Student activists chant during the counter protest to national anti-abortion group, Created Equal's demonstration outside Whitehall Classroom building on Thursday, October 19, 2017 in Lexington, Kentucky. Photo by Arden Barnes | Staff

Adrianne Rogers, an environmental science senior, was seen hitting one of the anti-abortion group’s signs, which depicted graphic images the group said were of abortions.

Rogers said she could not believe the demonstration by the anti-abortion group was allowed to happen on campus.

“Because this isn’t really free speech.

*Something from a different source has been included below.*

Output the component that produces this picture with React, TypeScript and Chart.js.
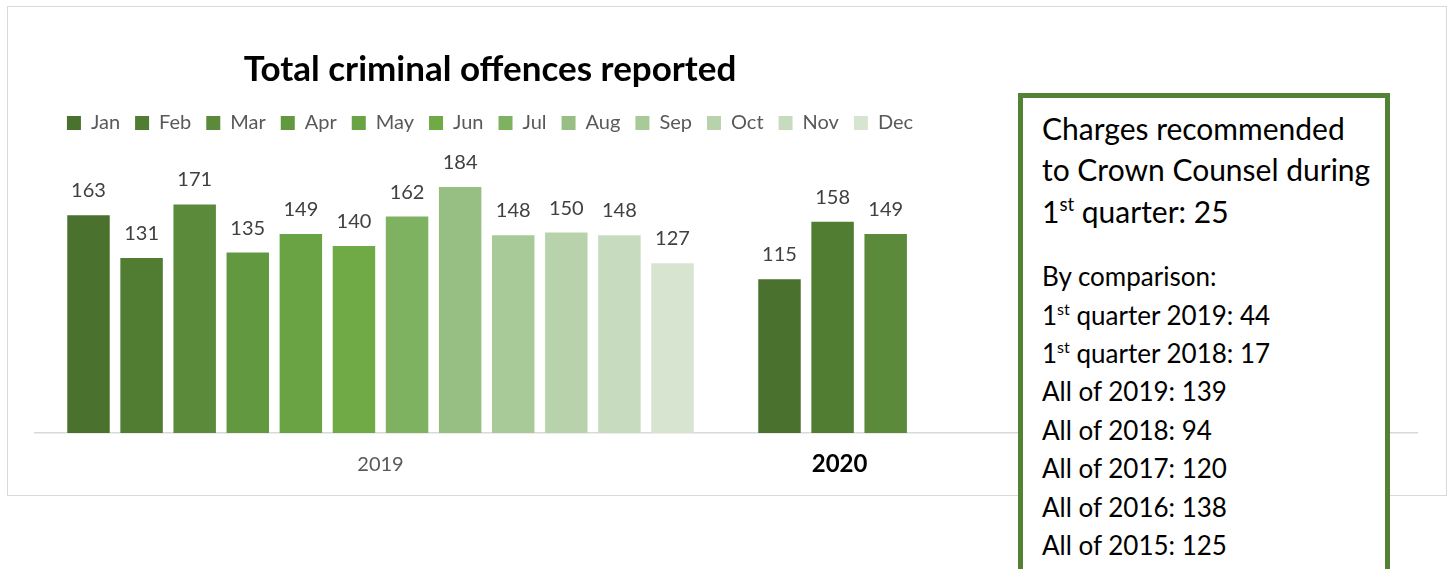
import React, { useEffect, useRef } from 'react';
import { Chart, registerables } from 'chart.js';

Chart.register(...registerables);

// ---------- data ----------
const categories = ['2019', '2020'];
const months = ['Jan', 'Feb', 'Mar', 'Apr', 'May', 'Jun', 'Jul', 'Aug', 'Sep', 'Oct', 'Nov', 'Dec'];
const offences2019 = [163, 131, 171, 135, 149, 140, 162, 184, 148, 150, 148, 127];
const offences2020 = [115, 158, 149, null, null, null, null, null, null, null, null, null];
const monthColors = [
  '#4a712e', '#517d33', '#5a8a3a', '#629840', '#69a344', '#70aa47',
  '#7fb260', '#98bf83', '#a8ca99', '#b8d3ac', '#c7dbbf', '#d7e4d0',
];
const chartTitle = 'Total criminal offences reported';

const noteLines = ['Charges recommended', 'to Crown Counsel during', '1st quarter'];
const noteValue = 25;
const comparisonHeading = 'By comparison:';
const comparisonLabels = [
  '1st quarter 2019', '1st quarter 2018', 'All of 2019', 'All of 2018',
  'All of 2017', 'All of 2016', 'All of 2015',
];
const comparisonValues = [44, 17, 139, 94, 120, 138, 125];

const FONT = 'Lato, "Noto Sans", sans-serif';

// ---------- plugins ----------
const headerCenterPlugin = {
  id: 'headerCenter',
  afterLayout(chart: any) {
    const cx = 490;
    const boxes = [chart.titleBlock, chart.legend];
    for (const b of boxes) {
      if (!b) continue;
      b.left = 0;
      b.right = cx * 2;
      b.width = cx * 2;
    }
  },
};

const valueLabelPlugin = {
  id: 'valueLabels',
  afterDatasetsDraw(chart: any) {
    const { ctx } = chart;
    ctx.save();
    ctx.font = `20px ${FONT}`;
    ctx.fillStyle = '#404040';
    ctx.textAlign = 'center';
    ctx.textBaseline = 'alphabetic';
    chart.data.datasets.forEach((ds: any, i: number) => {
      const meta = chart.getDatasetMeta(i);
      if (meta.hidden) return;
      meta.data.forEach((bar: any, j: number) => {
        const v = ds.data[j];
        if (v == null) return;
        ctx.fillText(String(v), bar.x, bar.y - 18);
      });
    });

    // bold label for the partial year, centred under its bars
    const xs: number[] = [];
    chart.data.datasets.forEach((ds: any, i: number) => {
      if (ds.data[1] != null) xs.push(chart.getDatasetMeta(i).data[1].x);
    });
    if (xs.length) {
      const mx = xs.reduce((a, b) => a + b, 0) / xs.length;
      ctx.font = `bold 24px ${FONT}`;
      ctx.fillStyle = '#000000';
      ctx.fillText(categories[1], mx + 7, chart.chartArea.bottom + 39);
    }
    ctx.restore();
  },
};

function Ordinal({ text }: { text: string }) {
  if (text.startsWith('1st')) {
    return (
      <>
        1
        <span style={{ fontSize: '0.62em', position: 'relative', top: '-0.62em', lineHeight: 0 }}>st</span>
        {text.slice(3)}
      </>
    );
  }
  return <>{text}</>;
}

export default function App() {
  const canvasRef = useRef<HTMLCanvasElement | null>(null);

  useEffect(() => {
    if (!canvasRef.current) return;
    const datasets = months.map((m, i) => ({
      label: m,
      data: [offences2019[i], offences2020[i]],
      backgroundColor: monthColors[i],
      borderWidth: 0,
      barPercentage: 0.8,
      categoryPercentage: 0.922,
    }));
    const chart = new Chart(canvasRef.current, {
      type: 'bar',
      data: { labels: categories, datasets },
      options: {
        animation: false,
        responsive: true,
        maintainAspectRatio: false,
        layout: { padding: { left: 35, right: 33, top: 0, bottom: 72 } },
        plugins: {
          title: {
            display: true,
            text: chartTitle,
            color: '#000000',
            font: { family: FONT, size: 35, weight: 'bold' },
            padding: { top: 49, bottom: 7 },
          },
          legend: {
            display: true,
            position: 'top',
            labels: {
              boxWidth: 14,
              boxHeight: 14,
              padding: 15,
              color: '#595959',
              font: { family: FONT, size: 20 },
            },
          },
          tooltip: { enabled: false },
        },
        scales: {
          x: {
            type: 'category',
            grid: { display: false, drawTicks: false },
            border: { color: '#d9d9d9', width: 1.5 },
            ticks: {
              padding: 20,
              color: '#595959',
              font: { family: FONT, size: 20 },
              callback: (_v: any, idx: number) => (idx === 1 ? '' : categories[idx]),
            },
          },
          y: { display: false, min: 0, max: 217 },
        },
      },
      plugins: [headerCenterPlugin, valueLabelPlugin],
    } as any);
    return () => chart.destroy();
  }, []);

  return (
    <div style={{ position: 'fixed', left: 0, top: 0, width: 1450, height: 569, background: '#ffffff', overflow: 'hidden' }}>
      <div
        style={{
          position: 'absolute', left: 7, top: 6, width: 1440, height: 490,
          boxSizing: 'border-box', border: '1.5px solid #d9d9d9',
        }}
      />
      <div style={{ position: 'absolute', left: 0, top: 0, width: 1450, height: 569 }}>
        <canvas ref={canvasRef} />
      </div>
      <div
        style={{
          position: 'absolute', left: 1018, top: 93, width: 372, height: 482,
          boxSizing: 'border-box', border: '5px solid #548235', background: '#ffffff',
          fontFamily: FONT, color: '#000000', padding: '10px 0 0 19px',
        }}
      >
        <div style={{ fontSize: 30, lineHeight: '41.4px', whiteSpace: 'nowrap' }}>
          <div>{noteLines[0]}</div>
          <div>{noteLines[1]}</div>
          <div>
            <Ordinal text={noteLines[2]} />: {noteValue}
          </div>
        </div>
        <div style={{ fontSize: 26, lineHeight: '38.4px', marginTop: 25, whiteSpace: 'nowrap' }}>
          <div>{comparisonHeading}</div>
          {comparisonLabels.map((l, i) => (
            <div key={l}>
              <Ordinal text={l} />: {comparisonValues[i]}
            </div>
          ))}
        </div>
      </div>
    </div>
  );
}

This is hate speech,” Rogers said.

UK Police Captain Bill Webb spoke to Rogers after she pushed the sign.

“No matter how we feel about what they’re saying and what they’re displaying, it’s their right to be here,” the captain said.

UK spokesman Jay Blanton confirmed this: Created Equal was within its rights to be at that location.

Blanton said that because of a new administrative regulation passed last year, most of UK’s campus is considered “open, free public space.” 

Though there are some exceptions, most groups do not have to notify UK if they plan to set up outdoors.

Blanton said that even though it was not required to, Created Equal notified UK event management via letter several weeks ago.

“This organization went above and beyond what the administrative regulation requires,” Blanton said.

Blanton said what happened displayed exactly what free speech is on a college campus.

“What you saw is a demonstration of what free speech is about,” Blanton said. “You had a group that wanted to speak out about a public policy issue in this country, and you had others show up who wanted to make their voices heard.”

He said it was “largely a public and civil discourse,” from what he understood.

Journalism professor Kakie Urch was on her way to teach a class when she passed the protest. She said that while the anti-abortion display groups come every year, she has never personally seen counter-protesters.

She said there were “a lot of people” protesting with Planned Parenthood placards, for example.

“Then there were a great number of students and faculty and staff watching free speech happen,” she said.

She said that in the few minutes she was there, she did not see anyone who stepped beyond free speech to something that would not be protected by the First Amendment.

“As a journalism professor, I’m a great supporter of free speech and free images that make us uncomfortable. Period,” Urch said.